Dominion Energy Is Pushing a Gas-Burning Chesterfield Plant Near Disadvantaged Communities
The peaker plant, if built, would be the largest in Virginia
In some parts of the United States, a green transition from polluting sources of energy—such as coal and fracked gas to wind and solar—is moving at astonishing speed. But that is cold comfort for residents in Chesterfield County, Virginia, where a local energy company is pushing forward with plans to build what it is calling "the Chesterfield Energy Reliability Center”—a mammoth 1,000-megawatt fracked-gas plant that local residents and activists say will pollute the local environment and contribute to greenhouse gas emissions at a time when the climate crisis is accelerating.
Dominion Energy, a Virginia-based company, says its proposed “peaker plant” will provide better service during extreme grid demand, offering power for up to 250,000 homes. That power will come from fossil fuels. The plant is estimated to release around 7 billion pounds of carbon dioxide each year, the equivalent of adding 120,000 cars to the road. If built, it would be the largest peaker plant in Virginia, with four new generators. Peaker plants like the one Dominion is proposing are also known for emitting pollutants harmful to human health such as small particulate matter, nitrous oxides, and ozone. These can form particulate matter (PM2.5), which can enter the bloodstream and intensify health conditions and lead to premature death.
The company wants to site the plant near the James River—a waterway that is already rife with pollution from heavy industrialization—near neighborhoods that are historically disadvantaged and primarily composed of communities of color.
According to Dominion, energy demand from recent extreme weather—like Christmas Eve last year, when temperatures were as low as 9℉, and July 28, when the heat index was over 100℉—proves why this plant is a necessity. “This project is all about reliability and keeping our customers' lights on when they need it the most,” a company spokesperson says.
But community organizers say there is no excuse for the company’s decision to turn to polluting fossil fuels for the source of that energy and to site that facility near low-income communities.

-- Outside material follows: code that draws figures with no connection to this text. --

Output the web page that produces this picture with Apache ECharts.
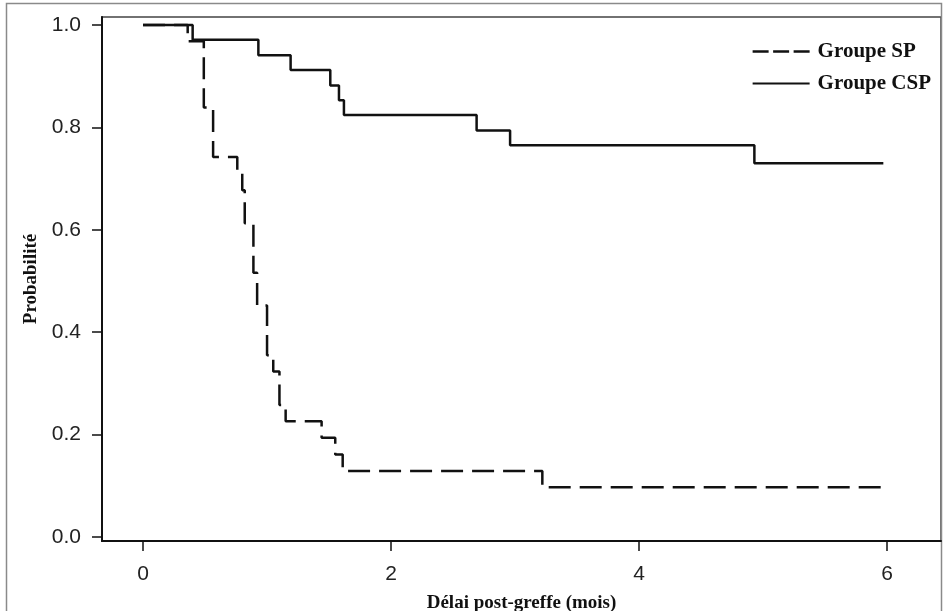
<!DOCTYPE html>
<html>
<head>
  <meta charset="UTF-8">
  <title>Probabilité - Groupe SP / Groupe CSP</title>
  <script src="https://cdn.jsdelivr.net/npm/echarts@6/dist/echarts.min.js"></script>
  <style>
    html, body { margin: 0; padding: 0; background: #fff; }
    #main { width: 944px; height: 611px; }
  </style>
</head>
<body>
<div id="main"></div>
<script>
  // Kaplan-Meier steps (time in months, survival probability)
  const spTime = [0, 0.36, 0.49, 0.565, 0.76, 0.80, 0.82, 0.89, 0.92, 1.00, 1.05, 1.10, 1.15, 1.44, 1.55, 1.61, 3.22, 5.97];
  const spSurv = [1, 0.968, 0.839, 0.742, 0.710, 0.677, 0.613, 0.516, 0.452, 0.355, 0.323, 0.258, 0.226, 0.194, 0.161, 0.129, 0.097, 0.097];

  const cspTime = [0, 0.40, 0.93, 1.19, 1.51, 1.58, 1.62, 2.69, 2.96, 4.93, 5.97];
  const cspSurv = [1, 0.971, 0.941, 0.912, 0.882, 0.853, 0.824, 0.794, 0.765, 0.730, 0.730];

  const xTicks = [0, 2, 4, 6];
  const yTicks = [0, 0.2, 0.4, 0.6, 0.8, 1.0];

  const ink = '#111';
  const tickFont = { fontFamily: 'Liberation Sans', fontSize: 21, color: '#222' };
  const nameFont = { fontFamily: 'Liberation Serif', fontWeight: 'bold', fontSize: 19, color: '#111' };

  // legend keys: three dashes for SP, one solid stroke for CSP
  const dashIcon = 'path://M0,0h16v2.5h-16z M20.5,0h16v2.5h-16z M41,0h16v2.5h-16z';
  const solidIcon = 'path://M0,0h57v2h-57z';

  const chart = echarts.init(document.getElementById('main'), null, { renderer: 'canvas' });
  chart.setOption({
    animation: false,
    backgroundColor: '#fff',
    graphic: [{
      // thin grey frame round the whole figure
      type: 'rect',
      shape: { x: 6.5, y: 3.5, width: 935, height: 620 },
      style: { fill: 'none', stroke: '#8a8a8a', lineWidth: 1.5 },
      silent: true
    }],
    grid: {
      left: 102, right: 3, top: 17, bottom: 70,
      outerBoundsMode: 'none',
      containLabel: false,
      show: true, borderColor: '#444', borderWidth: 1.5
    },
    legend: {
      orient: 'vertical',
      right: 8,
      top: 36,
      itemWidth: 57,
      itemHeight: 14,
      itemGap: 11,
      textStyle: { fontFamily: 'Liberation Serif', fontWeight: 'bold', fontSize: 21, color: '#111', padding: [0, 0, 0, 3] },
      data: [
        { name: 'Groupe SP', icon: dashIcon },
        { name: 'Groupe CSP', icon: solidIcon }
      ]
    },
    xAxis: {
      type: 'value',
      min: -0.331,
      max: 6.435,
      name: 'Délai post-greffe (mois)',
      nameLocation: 'middle',
      nameGap: 53,
      nameTextStyle: nameFont,
      axisLine: { show: true, onZero: false, lineStyle: { color: ink, width: 2 } },
      axisTick: { show: true, length: 10, customValues: xTicks, lineStyle: { color: ink, width: 1.5 } },
      axisLabel: { customValues: xTicks, margin: 23, ...tickFont },
      splitLine: { show: false }
    },
    yAxis: {
      type: 'value',
      min: -0.0078,
      max: 1.0156,
      name: 'Probabilité',
      nameLocation: 'middle',
      nameGap: 60,
      nameTextStyle: nameFont,
      axisLine: { show: true, onZero: false, lineStyle: { color: ink, width: 2 } },
      axisTick: { show: true, length: 10, customValues: yTicks, lineStyle: { color: ink, width: 1.5 } },
      axisLabel: { customValues: yTicks, margin: 21, formatter: v => v.toFixed(1), ...tickFont },
      splitLine: { show: false }
    },
    series: [
      {
        name: 'Groupe SP',
        type: 'line',
        step: 'end',
        symbol: 'none',
        color: ink,
        lineStyle: { color: ink, width: 2.5, type: [22, 9] },
        data: spTime.map((t, i) => [t, spSurv[i]])
      },
      {
        name: 'Groupe CSP',
        type: 'line',
        step: 'end',
        symbol: 'none',
        color: ink,
        lineStyle: { color: ink, width: 2.5 },
        data: cspTime.map((t, i) => [t, cspSurv[i]])
      }
    ]
  });
</script>
</body>
</html>
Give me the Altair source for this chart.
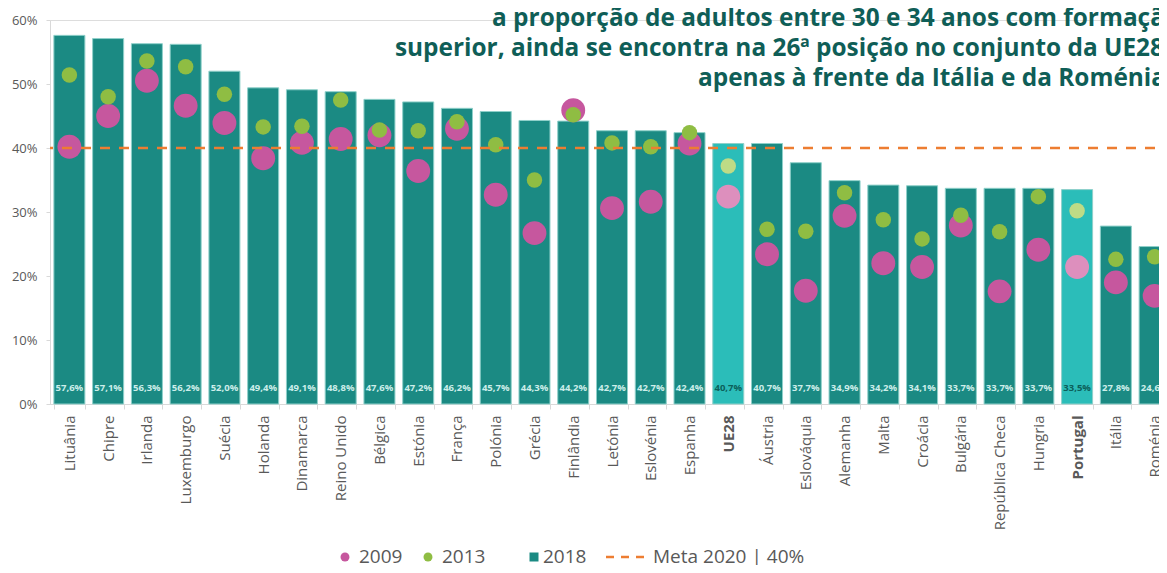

According to the EPA, 44 percent of the area around the proposed energy center is a community of color, and 25 percent is low-income.
“There was plenty of room for solar development, battery storage, and alternative technology,” says Tim Cywinski, a Sierra Club Virginia Chapter spokesperson. “Clean energy should have been the first choice, but Dominion instead jumped back into an antiquated option. People here have been harmed enough economically and healthwise, and this plant will inflict more.”
In 2020, then-governor Ralph Northan signed into law the Virginia Clean Economy Act, which established a renewable energy portfolio standard for the two utilities in the state, Dominion Energy and Appalachian Electric Power. The law requires that both utilities be completely carbon free by 2045. Opponents are skeptical that Dominion will meet the law’s zero-emission and energy-efficiency requirements. “New gas plants have an anticipated lifespan of 40 years,” says Victoria Higgins, the Chesapeake Climate Action Network’s Virginia director. “Dominion’s gas plant would continue emitting carbon 22 years after the company is required to achieve zero emissions.”
The plant will also be more expensive for local communities. A Department of Energy study estimates that those in low-income communities end up paying almost 9 percent of their earnings in energy costs compared to only 3 percent for those with higher incomes. Gas peaker plants generate electricity anywhere from $115 to $198 per MWh. These operational costs could eventually be passed along to consumers.
“When we were knocking on doors talking with people, it was always about the cost. In a neighborhood less than two miles away, a quarter are already below the poverty line, and the costs will be passed to them,” says Cywinski. “That makes a difference when people are trying to buy groceries or afford gas to get to work.”
Governor Glenn Youngkin has also sought to backtrack on the state's clean energy commitments. His administration pulled Virginia from the Regional Greenhouse Gas Initiative and released a 2022 Virginia Energy Plan, which puts nuclear and fracked gas sources in the mix with renewable energy. That could make it easier for companies like Dominion to continue burning fossil fuels.
“Although Dominion is calling this a peaker plant, it would run 3,240 hours per year or 37 percent of the time,” says Higgins. “Peaker plants usually only operate a couple hundred hours per year. Dominion is intentionally misleading the public by downplaying the impact this massive gas plant would have on the local community.”
This isn’t the first Dominion project that has raised opposition. In 2019, the Surry-Skiffes Creek Transmission Line was energized on Virginia’s peninsula despite objections to its unfavorable impact on the James River landscape. In 2022, the company received approval to build a 176-turbine wind farm in the Atlantic Ocean, one of the largest offshore wind projects in North America, although there were worries about hidden bill increases. In June 2023, a handful of Virginia solar developers filed a petition with the State Corporation Commission against Dominion’s solar project interconnection policies. The state agency recently ruled that the company must suspend them.
The county’s board of supervisors are up for reelection in November and will play a role in whether the energy center is officially brought to fruition.
“There’s a lot of activity going on, all of which is community-led and focused on making noise of disapproval,” Cywinski says. “We won’t stop until the community is empowered enough to stop this project.”